O fusionismo é uma ideologia inventada nos EUA na década de 1950 por Frank Meyer e propagandeada, com o enganoso nome de “conservadorismo”, por William F. Buckley Jr. O fusionismo separa a economia da moral e funde a moral conservadora à economia liberal. Ninguém sabe como é possível um motorista de Uber ter um lar tradicional, com dona de casa e filhos, mas é muito bonito defender da boca para fora a família tradicional e, ao mesmo tempo, a desregulamentação do mercado. Pouca gente sabe hoje, mas o garoto propaganda do conservadorismo estadunidense, o ex-agente da CIA William F. Buckley Jr., era favorável à legalização das drogas, ao mesmo tempo que defendia que os conservadores não as usassem. Como o motorista de Uber e a diarista vão impedir que seus filhos usem drogas sem apoio do Estado, ninguém sabe.
O fusionismo é o wokismo de direita: considera que o Estado é um assunto para tecnocratas e que a política deve se limitar a discutir costumes. A sociedade deve discutir a moralidade do sexo anal enquanto aquilo que é propriamente legislativo deve ser tocado por “especialistas”.

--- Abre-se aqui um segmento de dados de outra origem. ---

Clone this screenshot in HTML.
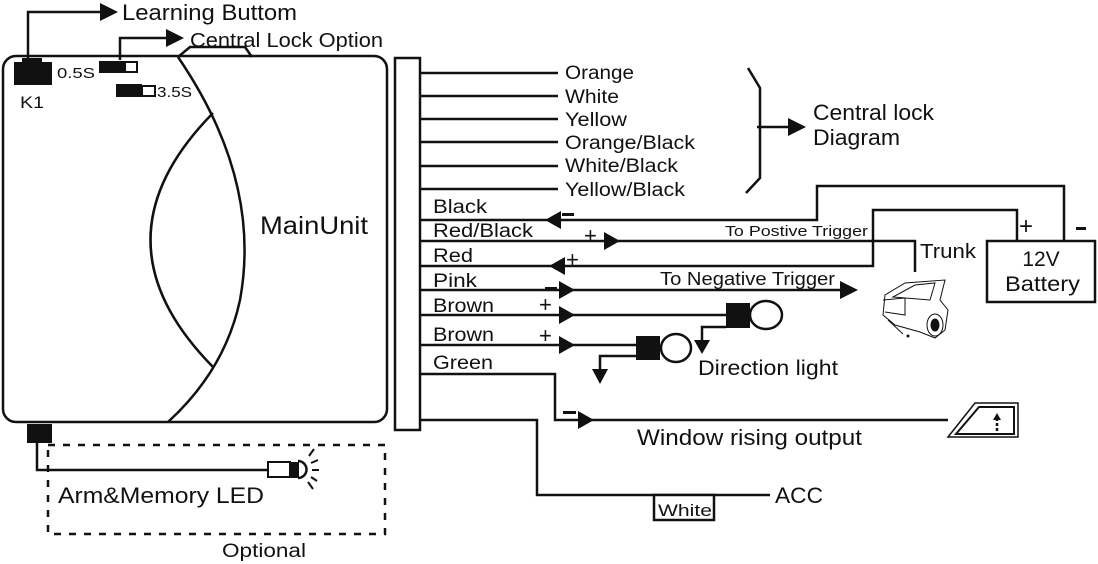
<!DOCTYPE html>
<html><head><meta charset="utf-8"><style>
html,body{margin:0;padding:0;background:#fff;}
svg{display:block;font-family:"Liberation Sans",Arial,sans-serif;}
</style></head><body>
<svg width="1098" height="564" viewBox="0 0 1098 564" xmlns="http://www.w3.org/2000/svg">
<g fill="none" stroke="#111" stroke-width="2.5">
<rect x="3" y="56" width="384" height="366" rx="13"/>
<path d="M178,57 Q262,180 240,300 Q225,370 168,422"/>
<path d="M213,113 Q88,240 213,367"/>
<path d="M178,57 L190,47 L245,47 L252,57"/>
<path d="M28,58 V12 H102"/>
<path d="M120,60 V38 H168"/>
<rect x="125" y="62" width="12" height="10" stroke-width="2" fill="#fff"/>
<rect x="142" y="86" width="13" height="10" stroke-width="2" fill="#fff"/>
<rect x="395" y="58" width="25" height="372"/>
<path d="M420,73H558M420,96H558M420,119H558M420,142H558M420,166H558M420,189H558"/>
<path d="M748,68 L760,88 V178 L746,193 M757,127 H790"/>
<path d="M420,220 H817 V186 H1064 V241"/>
<path d="M420,241 H915 V272"/>
<path d="M420,266 H873 V210 H1017 V241"/>
<path d="M420,290 H842"/>
<path d="M420,315 H726"/>
<path d="M726,327 H702 V343"/>
<path d="M420,345 H636"/>
<path d="M636,356 H600 V372"/>
<path d="M420,374 H555 V420 H948"/>
<path d="M420,420 H537 V495 H770"/>
<rect x="987" y="241" width="108" height="61"/>
<ellipse cx="766" cy="315" rx="16" ry="14"/>
<ellipse cx="676" cy="348" rx="15" ry="14"/>
<rect x="654" y="495" width="60" height="25" fill="#fff"/>
<path d="M37,440 V470 H268"/>
<rect x="268" y="462" width="22" height="15" stroke-width="2"/>
<path d="M298,461 A8,8 0 0 1 298,478" stroke-width="2.5"/>
<path d="M309,456 L314,449 M311,463 L318,460 M312,470 L319,470 M311,477 L317,481 M308,482 L313,489" stroke-width="2"/>
<rect x="48" y="445" width="337" height="89" stroke-dasharray="7,8"/>
<path d="M948,437 L975,403 H1018 V437 Z" stroke-width="1.5"/>
<path d="M956,434 L979,407 H1014 V434 Z" stroke-width="2"/>
<path d="M997,431 V420" stroke-width="2.5" stroke-dasharray="3,2"/>
<g stroke-width="1">
<path d="M885,295 L905,283 L945,280 L940,300 L948,310 L945,330 L935,338 L920,332 L895,325 L883,315 Z"/>
<path d="M893,297 L915,285 L935,283 L930,300 Z"/>
<path d="M883,300 L905,298 L905,315 L885,312"/>
<ellipse cx="935" cy="325" rx="8" ry="11"/>
<ellipse cx="935" cy="325" rx="4" ry="6" fill="#111"/>
<path d="M888,320 L903,334"/>
</g>
</g>
<g fill="#111" stroke="none">
<rect x="22" y="58" width="20" height="5"/>
<rect x="14" y="62" width="38" height="23"/>
<rect x="99" y="61" width="26" height="12"/>
<rect x="116" y="84" width="26" height="13"/>
<rect x="27" y="424" width="25" height="19"/>
<rect x="290" y="462" width="9" height="16"/>
<rect x="726" y="303" width="24" height="25"/>
<rect x="636" y="336" width="24" height="24"/>
<path d="M100,3 L118,12 L100,21 Z"/>
<path d="M166,29 L184,38 L166,47 Z"/>
<path d="M788,118 L806,127 L788,136 Z"/>
<path d="M545,220 L561,211 L561,229 Z"/>
<path d="M620,241 L604,232 L604,250 Z"/>
<path d="M549,266 L565,257 L565,275 Z"/>
<path d="M575,290 L559,281 L559,299 Z"/>
<path d="M840,281 L858,290 L840,299 Z"/>
<path d="M575,315 L559,306 L559,324 Z"/>
<path d="M575,345 L559,336 L559,354 Z"/>
<path d="M594,420 L578,411 L578,429 Z"/>
<path d="M694,340 L710,340 L702,354 Z"/>
<path d="M592,369 L608,369 L600,384 Z"/>
<path d="M997,413 L993,420 H1001 Z"/>
<rect x="562" y="213" width="12" height="3"/>
<rect x="545" y="287" width="12" height="3"/>
<rect x="563" y="411" width="13" height="3"/>
<rect x="1076" y="227" width="10" height="3"/>
<circle cx="908" cy="336" r="1.5"/>
</g>
<g fill="#111" lengthAdjust="spacingAndGlyphs">
<text x="122" y="20" font-size="22" textLength="175" lengthAdjust="spacingAndGlyphs">Learning Buttom</text>
<text x="190" y="47" font-size="20" textLength="193" lengthAdjust="spacingAndGlyphs">Central Lock Option</text>
<text x="57" y="78" font-size="15" textLength="38" lengthAdjust="spacingAndGlyphs">0.5S</text>
<text x="157" y="97" font-size="15" textLength="35" lengthAdjust="spacingAndGlyphs">3.5S</text>
<text x="20" y="108" font-size="17" textLength="24" lengthAdjust="spacingAndGlyphs">K1</text>
<text x="260" y="234" font-size="25" textLength="108" lengthAdjust="spacingAndGlyphs">MainUnit</text>
<text x="565" y="79" font-size="19" textLength="69" lengthAdjust="spacingAndGlyphs">Orange</text>
<text x="565" y="103" font-size="19" textLength="54" lengthAdjust="spacingAndGlyphs">White</text>
<text x="565" y="126" font-size="19" textLength="62" lengthAdjust="spacingAndGlyphs">Yellow</text>
<text x="565" y="149" font-size="19" textLength="130" lengthAdjust="spacingAndGlyphs">Orange/Black</text>
<text x="565" y="172" font-size="19" textLength="113" lengthAdjust="spacingAndGlyphs">White/Black</text>
<text x="565" y="196" font-size="19" textLength="120" lengthAdjust="spacingAndGlyphs">Yellow/Black</text>
<text x="813" y="120" font-size="22" textLength="121" lengthAdjust="spacingAndGlyphs">Central lock</text>
<text x="813" y="145" font-size="22" textLength="87" lengthAdjust="spacingAndGlyphs">Diagram</text>
<text x="433" y="213" font-size="19" textLength="54" lengthAdjust="spacingAndGlyphs">Black</text>
<text x="433" y="237" font-size="19" textLength="100" lengthAdjust="spacingAndGlyphs">Red/Black</text>
<text x="433" y="262" font-size="19" textLength="40" lengthAdjust="spacingAndGlyphs">Red</text>
<text x="433" y="287" font-size="19" textLength="44" lengthAdjust="spacingAndGlyphs">Pink</text>
<text x="433" y="312" font-size="19" textLength="61" lengthAdjust="spacingAndGlyphs">Brown</text>
<text x="433" y="341" font-size="19" textLength="61" lengthAdjust="spacingAndGlyphs">Brown</text>
<text x="433" y="369" font-size="19" textLength="60" lengthAdjust="spacingAndGlyphs">Green</text>
<text x="584" y="243" font-size="22">+</text>
<text x="566" y="267" font-size="22">+</text>
<text x="539" y="312" font-size="22">+</text>
<text x="539" y="343" font-size="22">+</text>
<text x="725" y="236" font-size="15" textLength="143" lengthAdjust="spacingAndGlyphs">To Postive Trigger</text>
<text x="660" y="285" font-size="18" textLength="175" lengthAdjust="spacingAndGlyphs">To Negative Trigger</text>
<text x="920" y="258" font-size="20" textLength="56" lengthAdjust="spacingAndGlyphs">Trunk</text>
<text x="1019" y="234" font-size="24">+</text>
<text x="1041" y="266" font-size="21" text-anchor="middle">12V</text>
<text x="1005" y="291" font-size="21" textLength="75" lengthAdjust="spacingAndGlyphs">Battery</text>
<text x="698" y="375" font-size="21" textLength="140" lengthAdjust="spacingAndGlyphs">Direction light</text>
<text x="637" y="445" font-size="22" textLength="225" lengthAdjust="spacingAndGlyphs">Window rising output</text>
<text x="658" y="516" font-size="17" textLength="54" lengthAdjust="spacingAndGlyphs">White</text>
<text x="775" y="503" font-size="22" textLength="48" lengthAdjust="spacingAndGlyphs">ACC</text>
<text x="58" y="503" font-size="22" textLength="206" lengthAdjust="spacingAndGlyphs">Arm&amp;Memory LED</text>
<text x="222" y="557" font-size="19" textLength="84" lengthAdjust="spacingAndGlyphs">Optional</text>
</g>
</svg>
</body></html>
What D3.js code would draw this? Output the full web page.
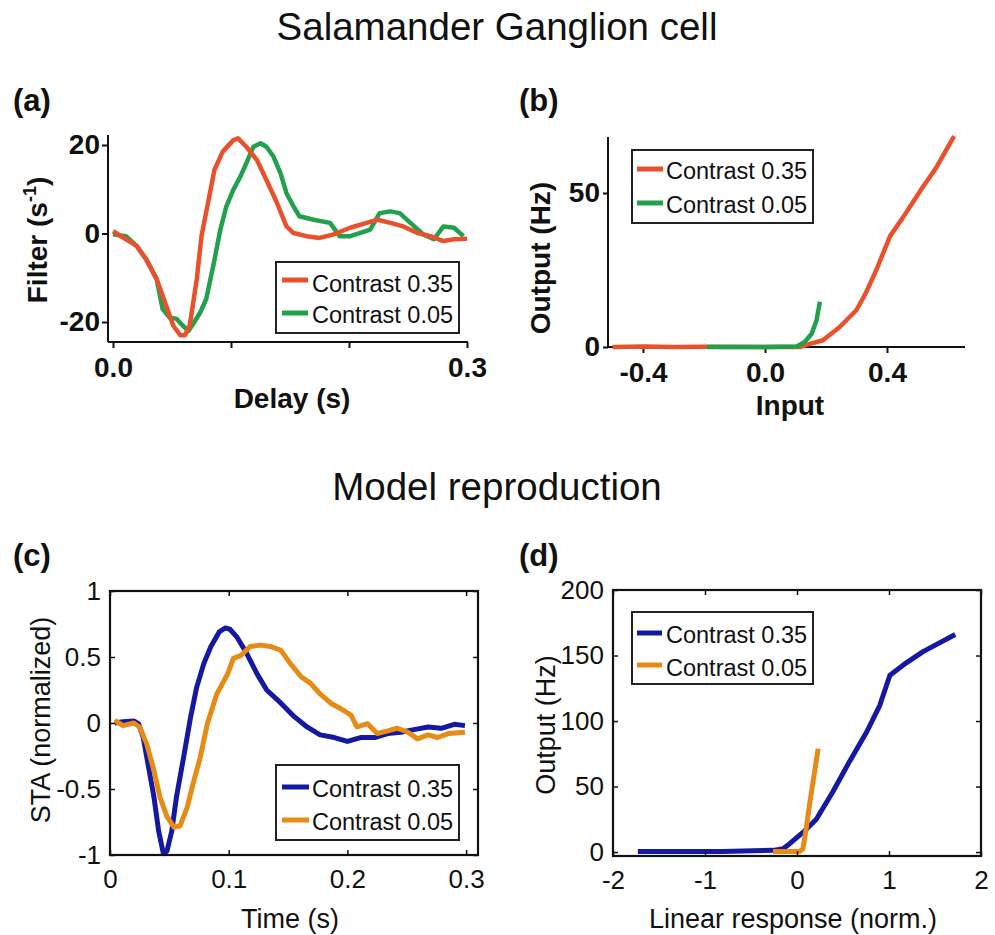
<!DOCTYPE html>
<html>
<head>
<meta charset="utf-8">
<script src="https://cdn.jsdelivr.net/npm/d3@7"></script>
<style>
  body { margin: 0; background: #fff; }
  svg { display: block; }
  text { font-family: "Liberation Sans", Arial, Helvetica, sans-serif; fill: #111; }
</style>
</head>
<body>
<svg id="chart" width="995" height="935"></svg>
<script>
// ---- data ----
// (a) temporal filter, salamander ganglion cell
const aDelay35 = [0, 0.011, 0.02, 0.028, 0.037, 0.045, 0.051, 0.057, 0.061, 0.065, 0.071, 0.075, 0.081, 0.086, 0.093, 0.102, 0.106, 0.113, 0.122, 0.130, 0.139, 0.147, 0.153, 0.164, 0.175, 0.187, 0.201, 0.215, 0.224, 0.235, 0.246, 0.258, 0.269, 0.280, 0.289, 0.3];
const aFilter35 = [0.5, -1.3, -2.8, -5.8, -10.3, -16.3, -20.8, -23, -23, -20.8, -10.3, -0.6, 7.6, 14.4, 18.5, 21.1, 21.5, 19.6, 16.6, 12.1, 6.9, 1.6, 0.1, -0.6, -1, -0.2, 1.3, 2.4, 3.1, 2.4, 1.6, 0.1, -0.6, -1.7, -1.3, -1.2];
const aDelay05 = [0, 0.011, 0.02, 0.028, 0.037, 0.042, 0.048, 0.054, 0.059, 0.064, 0.068, 0.074, 0.079, 0.085, 0.091, 0.096, 0.102, 0.108, 0.113, 0.119, 0.125, 0.130, 0.136, 0.142, 0.147, 0.153, 0.158, 0.170, 0.184, 0.192, 0.201, 0.209, 0.218, 0.226, 0.235, 0.243, 0.252, 0.263, 0.272, 0.280, 0.289, 0.297];
const aFilter05 = [-0.2, -0.6, -2.8, -5.8, -10.3, -17, -19, -19.3, -20.8, -22, -20.4, -17.8, -14.8, -7.3, 0.9, 6.1, 9.9, 12.9, 15.9, 19.6, 20.4, 19.6, 17.4, 13.6, 9.1, 6.1, 3.9, 3.1, 2.4, -0.6, -0.6, 0.1, 0.9, 4.6, 5.0, 4.6, 2.4, -0.2, -1.3, 1.6, 1.3, -0.6];

// (b) static nonlinearity, salamander ganglion cell
const bInput35 = [-0.5, -0.4, -0.3, -0.2, 0.0, 0.115, 0.147, 0.19, 0.245, 0.30, 0.33, 0.365, 0.41, 0.452, 0.518, 0.56, 0.62];
const bOutput35 = [0, 0.2, 0, 0.1, 0, 0, 1, 2.2, 6.5, 12, 17.4, 25, 36, 42, 52, 58, 68.5];
const bInput05 = [-0.19, 0.0, 0.104, 0.13, 0.153, 0.169, 0.18];
const bOutput05 = [0, 0, 0.2, 1.6, 4.3, 8.7, 14.7];

// (c) model STA
const cTime35 = [0.004, 0.011, 0.020, 0.024, 0.028, 0.032, 0.037, 0.041, 0.045, 0.048, 0.052, 0.056, 0.062, 0.068, 0.073, 0.079, 0.085, 0.092, 0.097, 0.101, 0.107, 0.115, 0.124, 0.132, 0.144, 0.155, 0.166, 0.177, 0.189, 0.2, 0.211, 0.223, 0.234, 0.245, 0.256, 0.268, 0.279, 0.290, 0.299];
const cSta35 = [0, 0.01, 0.015, -0.005, -0.11, -0.31, -0.56, -0.82, -0.99, -0.97, -0.82, -0.56, -0.26, 0.05, 0.27, 0.45, 0.58, 0.69, 0.72, 0.71, 0.65, 0.53, 0.37, 0.25, 0.15, 0.05, -0.03, -0.09, -0.11, -0.14, -0.11, -0.11, -0.08, -0.07, -0.05, -0.03, -0.04, -0.01, -0.02];
const cTime05 = [0.004, 0.011, 0.020, 0.025, 0.031, 0.037, 0.042, 0.048, 0.054, 0.059, 0.065, 0.070, 0.076, 0.082, 0.090, 0.099, 0.104, 0.110, 0.118, 0.127, 0.135, 0.144, 0.152, 0.161, 0.169, 0.177, 0.186, 0.194, 0.203, 0.208, 0.217, 0.225, 0.234, 0.242, 0.251, 0.259, 0.268, 0.276, 0.285, 0.299];
const cSta05 = [0.02, -0.02, 0, -0.03, -0.16, -0.36, -0.56, -0.71, -0.79, -0.78, -0.64, -0.46, -0.26, -0.005, 0.22, 0.37, 0.49, 0.51, 0.58, 0.59, 0.58, 0.55, 0.45, 0.35, 0.30, 0.22, 0.15, 0.11, 0.06, -0.03, -0.005, -0.08, -0.06, -0.04, -0.07, -0.12, -0.09, -0.11, -0.08, -0.07];

// (d) model nonlinearity
const dResp35 = [-1.73, -0.81, -0.26, -0.15, -0.08, 0.065, 0.21, 0.39, 0.57, 0.76, 0.90, 1.01, 1.16, 1.37, 1.72];
const dOut35 = [0.5, 0.5, 1.3, 2.5, 6.4, 15, 25, 46, 69, 92, 112, 135, 143, 153, 166];
const dResp05 = [-0.26, 0.03, 0.065, 0.10, 0.14, 0.23];
const dOut05 = [0.5, 0.5, 2.5, 18, 38, 79];

const legendLabels = ['Contrast 0.35', 'Contrast 0.05'];

const red = '#e9512c', green = '#22a04e', blue = '#1518a0', orange = '#e68b15';
const font = '"Liberation Sans", Arial, Helvetica, sans-serif';

const svg = d3.select('#chart');

function addLine(xs, ys, x, y, color, width) {
  const pts = xs.map((d, i) => [x(d), y(ys[i])]);
  svg.append('path')
    .attr('d', d3.line()(pts))
    .attr('fill', 'none')
    .attr('stroke', color)
    .attr('stroke-width', width)
    .attr('stroke-linejoin', 'round')
    .attr('stroke-linecap', 'butt');
}

function styleAxis(g, size, weight) {
  g.attr('font-family', font).attr('font-size', size).attr('font-weight', weight);
  g.selectAll('.tick line').attr('stroke', '#111').attr('stroke-width', 2);
  g.selectAll('text').attr('fill', '#111');
}

// legend: box [x, y, w, h], line ys, text baselines
function addLegend(box, lineYs, baseYs, lineX, textX, colors) {
  svg.append('rect')
    .attr('x', box[0]).attr('y', box[1]).attr('width', box[2]).attr('height', box[3])
    .attr('fill', '#fff').attr('stroke', '#222').attr('stroke-width', 2);
  legendLabels.forEach((label, i) => {
    svg.append('line')
      .attr('x1', lineX[0]).attr('x2', lineX[1])
      .attr('y1', lineYs[i]).attr('y2', lineYs[i])
      .attr('stroke', colors[i]).attr('stroke-width', 5);
    svg.append('text')
      .attr('x', textX).attr('y', baseYs[i])
      .attr('font-size', 23.5)
      .text(label);
  });
}

function rotatedLabel(x, y, size, weight) {
  return svg.append('text')
    .attr('transform', `translate(${x},${y}) rotate(-90)`)
    .attr('text-anchor', 'middle')
    .attr('font-size', size)
    .attr('font-weight', weight);
}

// ---- titles ----
svg.append('text').attr('x', 497).attr('y', 40).attr('text-anchor', 'middle')
  .attr('font-size', 38.5).text('Salamander Ganglion cell');
svg.append('text').attr('x', 497).attr('y', 500).attr('text-anchor', 'middle')
  .attr('font-size', 38.5).text('Model reproduction');

[['(a)', 13, 111], ['(b)', 519, 111], ['(c)', 13, 566], ['(d)', 519, 566]].forEach(p => {
  svg.append('text').attr('x', p[1]).attr('y', p[2])
    .attr('font-size', 31).attr('font-weight', 'bold').text(p[0]);
});

// ---- panel (a) ----
{
  const x = d3.scaleLinear().domain([0, 0.3]).range([113, 467]);
  const y = d3.scaleLinear().domain([-20, 20]).range([322, 145]);

  const xa = svg.append('g').attr('transform', 'translate(0,342)')
    .call(d3.axisBottom(x).tickValues([0, 0.1, 0.2, 0.3]).tickSize(6).tickPadding(9)
      .tickFormat(d => (d === 0 || d === 0.3) ? d.toFixed(1) : ''));
  xa.select('.domain').remove();
  styleAxis(xa, 28, 'bold');

  const ya = svg.append('g').attr('transform', 'translate(108,0)')
    .call(d3.axisLeft(y).tickValues([-20, 0, 20]).tickSize(6).tickPadding(2)
      .tickFormat(d => String(d)));
  ya.select('.domain').remove();
  styleAxis(ya, 28, 'bold');

  svg.append('line').attr('x1', 108).attr('x2', 468).attr('y1', 342).attr('y2', 342)
    .attr('stroke', '#111').attr('stroke-width', 2);
  svg.append('line').attr('x1', 108).attr('x2', 108).attr('y1', 135).attr('y2', 342)
    .attr('stroke', '#111').attr('stroke-width', 2);

  addLine(aDelay05, aFilter05, x, y, green, 4.5);
  addLine(aDelay35, aFilter35, x, y, red, 4.5);

  addLegend([276, 262, 183, 71], [280, 313], [292, 323], [282, 308], 312, [red, green]);

  svg.append('text').attr('x', 292).attr('y', 408).attr('text-anchor', 'middle')
    .attr('font-size', 28).attr('font-weight', 'bold').text('Delay (s)');
  const yl = rotatedLabel(47, 240, 28, 'bold');
  yl.append('tspan').text('Filter (s');
  yl.append('tspan').attr('font-size', 18).attr('dy', -11).text('-1');
  yl.append('tspan').attr('dy', 11).text(')');
}

// ---- panel (b) ----
{
  const x = d3.scaleLinear().domain([-0.4, 0.4]).range([643, 887]);
  const y = d3.scaleLinear().domain([0, 50]).range([347, 193]);

  const xa = svg.append('g').attr('transform', 'translate(0,347)')
    .call(d3.axisBottom(x).tickValues([-0.4, 0, 0.4]).tickSize(6).tickPadding(9)
      .tickFormat(d => d.toFixed(1)));
  xa.select('.domain').remove();
  styleAxis(xa, 28, 'bold');

  const ya = svg.append('g').attr('transform', 'translate(608,0)')
    .call(d3.axisLeft(y).tickValues([0, 50]).tickSize(5).tickPadding(3)
      .tickFormat(d => String(d)));
  ya.select('.domain').remove();
  styleAxis(ya, 28, 'bold');

  svg.append('line').attr('x1', 608).attr('x2', 965).attr('y1', 347).attr('y2', 347)
    .attr('stroke', '#111').attr('stroke-width', 2);
  svg.append('line').attr('x1', 608).attr('x2', 608).attr('y1', 137).attr('y2', 347)
    .attr('stroke', '#111').attr('stroke-width', 2);

  addLine(bInput35, bOutput35, x, y, red, 4.5);
  addLine(bInput05, bOutput05, x, y, green, 4.5);

  addLegend([632, 150, 181, 73], [169, 203], [179, 213], [637, 663], 666, [red, green]);

  svg.append('text').attr('x', 790).attr('y', 415).attr('text-anchor', 'middle')
    .attr('font-size', 28).attr('font-weight', 'bold').text('Input');
  rotatedLabel(550, 258, 28, 'bold').text('Output (Hz)');
}

// box axes with inward ticks, mirrored on top and right
function boxAxes(x, y, xTicks, yTicks, left, right, top, bottom) {
  const xa = svg.append('g').attr('transform', `translate(0,${bottom})`)
    .call(d3.axisBottom(x).tickValues(xTicks).tickSize(-5).tickPadding(15).tickFormat(d => String(d)));
  const xt = svg.append('g').attr('transform', `translate(0,${top})`)
    .call(d3.axisTop(x).tickValues(xTicks).tickSize(-5).tickFormat(''));
  const ya = svg.append('g').attr('transform', `translate(${left},0)`)
    .call(d3.axisLeft(y).tickValues(yTicks).tickSize(-5).tickPadding(9).tickFormat(d => String(d)));
  const yr = svg.append('g').attr('transform', `translate(${right},0)`)
    .call(d3.axisRight(y).tickValues(yTicks).tickSize(-5).tickFormat(''));
  [xa, xt, ya, yr].forEach(g => {
    g.select('.domain').remove();
    styleAxis(g, 26, 'normal');
    g.selectAll('.tick line').attr('stroke-width', 1.5);
  });
  svg.append('rect').attr('x', left).attr('y', top)
    .attr('width', right - left).attr('height', bottom - top)
    .attr('fill', 'none').attr('stroke', '#111').attr('stroke-width', 2.2);
}

// ---- panel (c) ----
{
  const x = d3.scaleLinear().domain([0, 0.31]).range([110, 478]);
  const y = d3.scaleLinear().domain([-1, 1]).range([855, 591]);

  addLine(cTime35, cSta35, x, y, blue, 5);
  addLine(cTime05, cSta05, x, y, orange, 5);
  boxAxes(x, y, [0, 0.1, 0.2, 0.3], [-1, -0.5, 0, 0.5, 1], 110, 478, 591, 855);

  addLegend([276, 765, 183, 75], [787, 820], [797, 830], [282, 309], 312, [blue, orange]);

  svg.append('text').attr('x', 290).attr('y', 928).attr('text-anchor', 'middle')
    .attr('font-size', 27).text('Time (s)');
  rotatedLabel(50, 720, 27, 'normal').text('STA (normalized)');
}

// ---- panel (d) ----
{
  const x = d3.scaleLinear().domain([-2, 2]).range([613, 981]);
  const y = d3.scaleLinear().domain([-3, 200]).range([856, 590]);

  addLine(dResp35, dOut35, x, y, blue, 5);
  addLine(dResp05, dOut05, x, y, orange, 5);
  boxAxes(x, y, [-2, -1, 0, 1, 2], [0, 50, 100, 150, 200], 613, 981, 590, 856);

  addLegend([632, 612, 181, 72], [633, 665], [643, 676], [637, 662], 666, [blue, orange]);

  svg.append('text').attr('x', 793).attr('y', 928).attr('text-anchor', 'middle')
    .attr('font-size', 27).text('Linear response (norm.)');
  rotatedLabel(555, 725, 27, 'normal').text('Output (Hz)');
}
</script>
</body>
</html>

É possível, porém, que o fusionismo não cole, já que nenhum político consegue viver por muito tempo à base de discussão de costumes. Ruindo a alternativa fusionista, restará ao liberalismo assumir a sua face autoritária e alegar que os europeus precisam ser tratados de um jeito ainda mais duro que os alemães em 1945. Afinal, só nazistas se recusariam a apoiar o regime de Kiev com seu batalhão Azov!
ERRATA:
No meu último artigo, baseei-me numa matéria elogiosa do jornal petista Brasil 247 para elencar Ricardo Lewandowski entre os judeus étnicos indicados ao STF pelo PT. Parece tratar-se de um erro do artigo, já que Lewandowsky, ao contrário do dito na matéria, é um sobrenome comum entre poloneses eslavos, e a mãe do ministro, uma suíça, era uma católica de sobrenome italiano.